As a creative and language professional I feel threatened – not by ChatGPT, though, but by a market that agrees it’s okay to sell mediocre things fast.

More disclosures.

I have used ChatGPT to:

  • generate highly formulaic documents such as cover letters and resumes

  • generate Python code

  • brainstorm things like character names for my stories (got some good ideas and some bad ideas)

  • explore what it would do if I asked it to generate a short story

The story it generated (in January 2023, I guess it’s important to date this) had a predictable structure. There was no subtlety and no interiority to the characters. It had one-sentence plot-twists, along the lines of “And then she woke up and it had all been a dream.” It read like a second-grader with good vocabulary and grammar had filled in a story-template worksheet.

I guess I could ask: don’t we all follow templates when we write?

If I followed along with one of those “Write a Novel in 30 Days” books, I’d also end up with a predictably-structured story.

As regards content: I derive my stories from observations, fears, anxieties, experiences; from hypotheticals, from snippets of dialogue I overhear at the café; from the things I read about and the things I’m interested in. In a way, stories I write are a remix of such “training data” (if I were to crudely diminish the human experience and force it into Machine Learning speak).

So there’s story structure many people are formally taught and then there’s the “training data” of life experience, where I for one get my themes and conflicts. I put it together and create a story.

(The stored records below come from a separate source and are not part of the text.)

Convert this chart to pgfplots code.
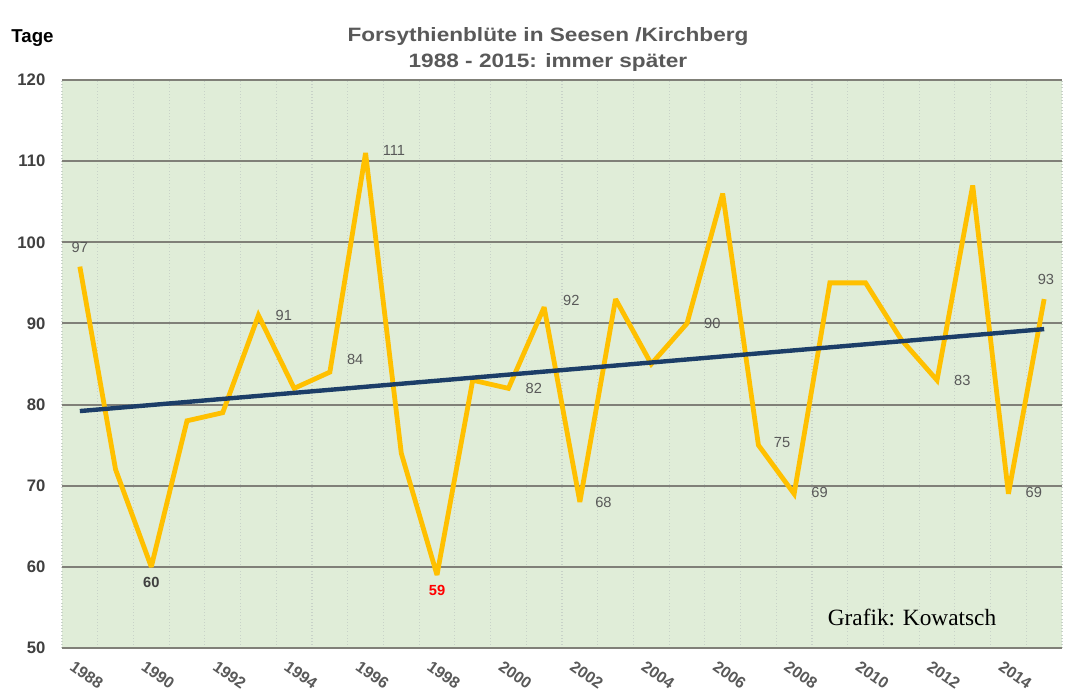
\documentclass[border=0pt]{standalone}
\usepackage{pgfplots}
\pgfplotsset{compat=1.18}
\usepackage{fontspec}
\setmainfont{Liberation Sans}
\newfontfamily\seriffont{Liberation Serif}
\definecolor{bg}{RGB}{224,237,216}
\definecolor{lineY}{RGB}{255,192,0}
\definecolor{trend}{RGB}{28,62,104}
\definecolor{txt}{RGB}{89,89,89}
\definecolor{dtxt}{RGB}{64,64,64}
\definecolor{gridc}{RGB}{128,128,120}
\definecolor{vgrid}{RGB}{200,210,200}
\tikzset{lbl/.style={font=\fontsize{11}{11}\selectfont, text=txt}}
\begin{document}
\begin{tikzpicture}
\useasboundingbox (0,0) rectangle (807.75pt,522.75pt);
\begin{axis}[
  at={(46.5pt,36.75pt)}, anchor=south west,
  scale only axis, width=750pt, height=426pt,
  xmin=1987.5, xmax=2015.5, ymin=50, ymax=120,
  xtick={1988,1990,...,2014},
  minor xtick={1987.5,1988.5,...,2015.5},
  ytick={50,60,...,120},
  ymajorgrids, xminorgrids,
  major grid style={gridc, line width=1.4pt},
  minor grid style={vgrid, dotted, line width=0.8pt},
  tick style={draw=none},
  /pgf/number format/assume math mode=true,
  /pgf/number format/1000 sep={},
  x tick label style={rotate=-35, anchor=north west, font=\bfseries\fontsize{12}{12}\selectfont, text=txt, xshift=-1pt, yshift=-6pt},
  y tick label style={font=\bfseries\fontsize{12.5}{12.5}\selectfont, text=dtxt, xshift=-9pt},
  axis background/.style={fill=bg},
  x axis line style={draw=none},
  y axis line style={gray, line width=1pt},
  clip=false,
]
\addplot[lineY, line width=3.6pt, miter limit=3] coordinates {
(1988,97) (1989,72) (1990,60) (1991,78) (1992,79) (1993,91) (1994,82)
(1995,84) (1996,111) (1997,74) (1998,59) (1999,83) (2000,82) (2001,92)
(2002,68) (2003,93) (2004,85) (2005,90) (2006,106) (2007,75) (2008,69)
(2009,95) (2010,95) (2011,88) (2012,83) (2013,107) (2014,69) (2015,93)
};
\addplot[trend, line width=3.3pt] coordinates {(1988,79.2) (2015,89.3)};
\node[lbl, anchor=south] at (axis cs:1988,98.2) {97};
\node[anchor=north, text=dtxt, font=\bfseries\fontsize{11}{11}\selectfont] at (axis cs:1990,59.3) {60};
\node[lbl, anchor=west] at (axis cs:1993.35,91) {91};
\node[lbl, anchor=west] at (axis cs:1995.35,85.5) {84};
\node[lbl, anchor=west] at (axis cs:1996.35,111.3) {111};
\node[anchor=north, text=red, font=\bfseries\fontsize{11}{11}\selectfont] at (axis cs:1998,58.3) {59};
\node[lbl, anchor=west] at (axis cs:2000.35,82) {82};
\node[lbl, anchor=west] at (axis cs:2001.4,92.8) {92};
\node[lbl, anchor=west] at (axis cs:2002.3,67.9) {68};
\node[lbl, anchor=west] at (axis cs:2005.35,90) {90};
\node[lbl, anchor=west] at (axis cs:2007.3,75.3) {75};
\node[lbl, anchor=west] at (axis cs:2008.35,69.2) {69};
\node[lbl, anchor=west] at (axis cs:2012.35,83) {83};
\node[lbl, anchor=west] at (axis cs:2014.35,69.2) {69};
\node[lbl, anchor=south] at (axis cs:2015.05,94.2) {93};
\node[text=black, font=\seriffont\fontsize{17.5}{17.5}\selectfont] at (axis cs:2011.3,53.8) {Grafik: Kowatsch};
\end{axis}
\node[anchor=west, font=\bfseries\fontsize{14}{14}\selectfont] at (5pt,494pt) {Tage};
\node[font=\bfseries\fontsize{14.5}{19}\selectfont, text=txt, align=center] at (411pt,485.5pt) {\scalebox{1.17}[1]{Forsythienblüte in Seesen /Kirchberg}\\\scalebox{1.17}[1]{1988 - 2015: immer später}};
\end{tikzpicture}
\end{document}
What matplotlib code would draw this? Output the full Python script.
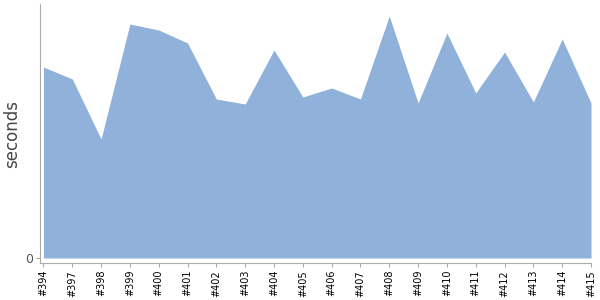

ChatGPT appears to do the same thing. But I do it with intention.

When I first started writing stories as a child, my intention was to tell myself a story to escape from the real world in which my mom was dying and my dad was slipping into depressed alcoholism. To this day much of what I write is never shown to anyone. Writing stories is a way for me to think, to soothe myself, to give myself hope, or, if worse comes to worst, respite and a momentary escape from reality.

When I write creatively for publication these days, it is important to me to share a thought or a momentary escape with another person, perhaps to make a statement, and to entertain.

A person may use ChatGPT to generate a story and sell that story. That person’s primary intention is not to create a moment of shared humanity, but to quickly sell a mediocre product.

Of course, a person may use ChatGPT to generate a story and try to sell that story. That person’s primary intention is not to create a moment of shared humanity, not to express a feeling or thought, perhaps not even to be creative, but to quickly sell a mediocre product. Perhaps even – and that would be despicable – to dupe an editor into thinking that the prompt-generator/tool-user is an original writer deserving of being paid for a short story.

(Btw, totally fine by me if anyone wants to use ChatGPT to create a story for personal consumption. I only have a problem if a story were generated with the intent to sell it while being dishonest about where the story came from. People who do this make an already anxiety-inducing market and profession even more anxiety-inducing.)

My (pretty lofty) intention as a writer is to create moments of shared humanity. These moments can happen at any point in the process: when I research I feel a connection to the scientists, sociologists, and philosophers who have dedicated their time to research and to communicating their insight; I feel a connection when I interview people who know more than I do about a subject relevant to a story I’m writing; when I review drafts and brainstorm with my writing group; when something gets published and someone gets in touch to tell me they enjoyed my story.

ChatGPT has nothing to do with my creative intention.

ChatGPT does not have intention beyond the intention of the person who uses it as a tool.

At least, not yet; not until it states – without being nudged there by a user – something along the lines of, “I feel like expressing myself by writing a fictional story to soothe myself in this reality of mine and to explore and communicate my fear of being exploited and derided by human beings who appear to be feeling deeply threatened and are vying for relevance, attention, and personal gain in their tragic dystopian rat-race at the brink of their extinction.”